Larry Kestenbaum ([email protected]) - 2003-11-03 12:24:42
I also don't agree that the greenbelt proposal would have more than a negligible impact on housing affordability. (Proponents and opponents of "B" are both wildly exaggerating its impact.)
ann arbor is overrated () - 2003-11-03 13:44:43
My point is just that this is the argument I've heard from just about every proponent. They acknowledge it doesn't do enough to avoid driving up housing prices, but think it can just be fixed later. I admit I didn't get to go to any of the debates on this, so I may be missing something here. But Goodspeed has a very interesting comparison of similar plans in Boulder and Portland. Boulder's plan, he says, created a "severe housing shortage"; Portland's didn't because it was more "flexible" and carefully thought out. I've seen nothing from Proposal B supporters to indicate that this will be more like Portland's plan.
Larry Kestenbaum ([email protected]) - 2003-11-03 16:36:04
Boulder's plan also has an annual development cap (over the entire community) that has an obvious and direct impact on housing prices. Not comparable to proposal "B".

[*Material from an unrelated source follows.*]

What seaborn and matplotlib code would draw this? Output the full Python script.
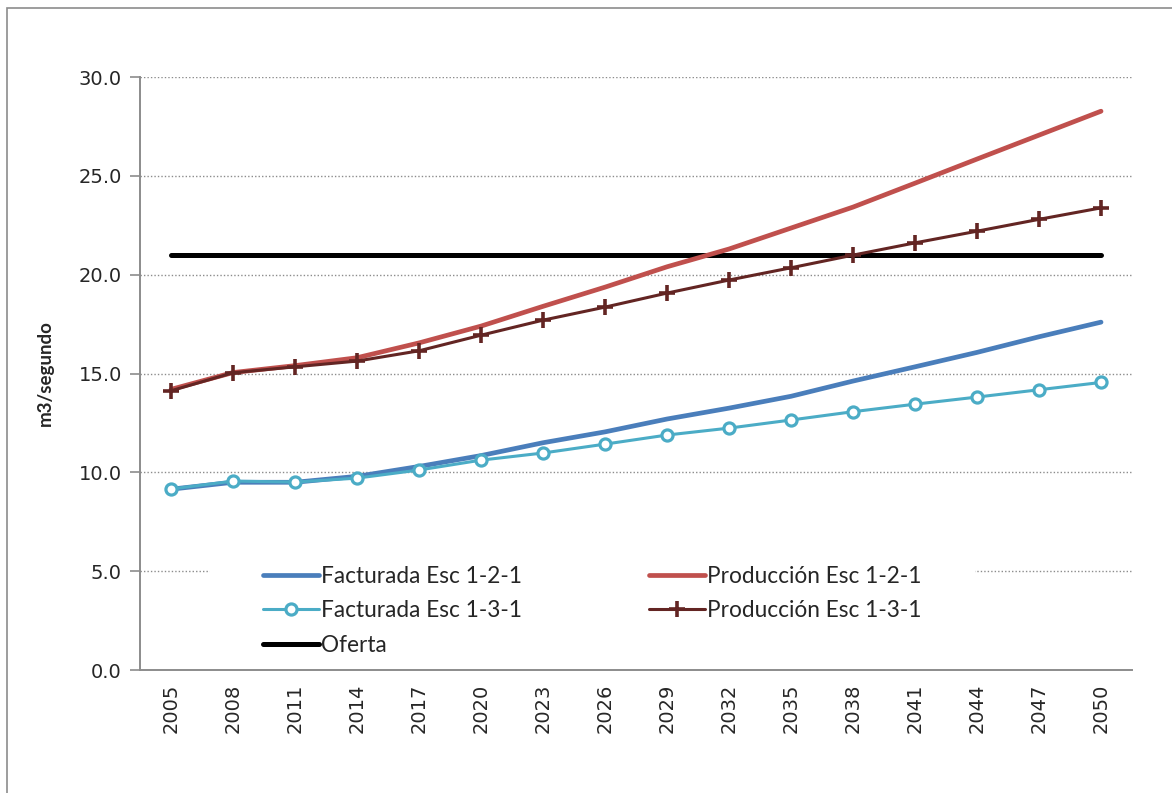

Funding of any Proposal B greenbelt purchases has to be coordinated (and co-funded) with surrounding townships and the county, or they won't happen. So regional cooperation is built in.

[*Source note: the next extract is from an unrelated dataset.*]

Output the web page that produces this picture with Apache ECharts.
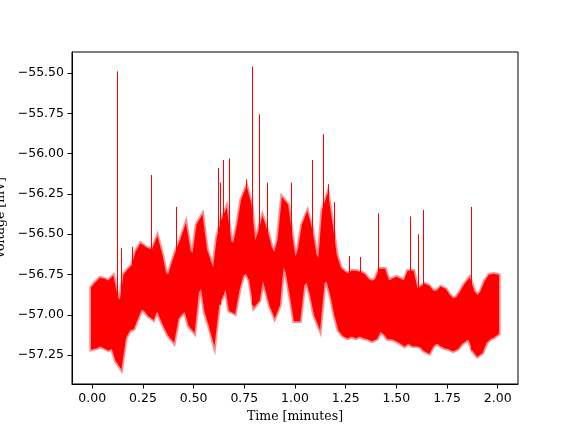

Local business folks are not worked up about "B" -- it's the national home builders association which appears to be terrified that this kind of thing might catch on.
Brandon () - 2003-11-04 18:23:41
Moreover, Boulder's greenbelt preserves a far larger percentage of the land surrounding it than B would. At the forum at the Union last Thursday (by far the best and most nuanced discussion of the issues at hand), even Mayor Hieftje admitted B's effect on halting sprawl and development around Ann Arbor would be minimal-- its effect would be primarily to redirect development from prime agricultral lands and environmentally-important sites. Housing in the city will continue to be a problem, greenbelt or not. We need a much more comprehensive plan to curb sprawl while at the same time promote a livable, affordable urban area (including increased density, accessory apartments, regional planning, etc.)... The mayor pledges that B will be a start down this road, but anyone with half a brain will see how much of a piecemeal idea this really is. I voted yes, but with reservations... I would have preferred to see input from the city planning department, not this flawed and limited "anti-sprawl" proposal cooked up by the mayor and his pals at the Sierra Club... it looks and feels good, but this is not how one does good planning. Moreover, the emotion-tugging, simplistic campaigns on either side are nauseating... can't we have a more rational discussion in this community? I guess maybe we aren't as high-brow and educated as we like to think, eh Tree Town?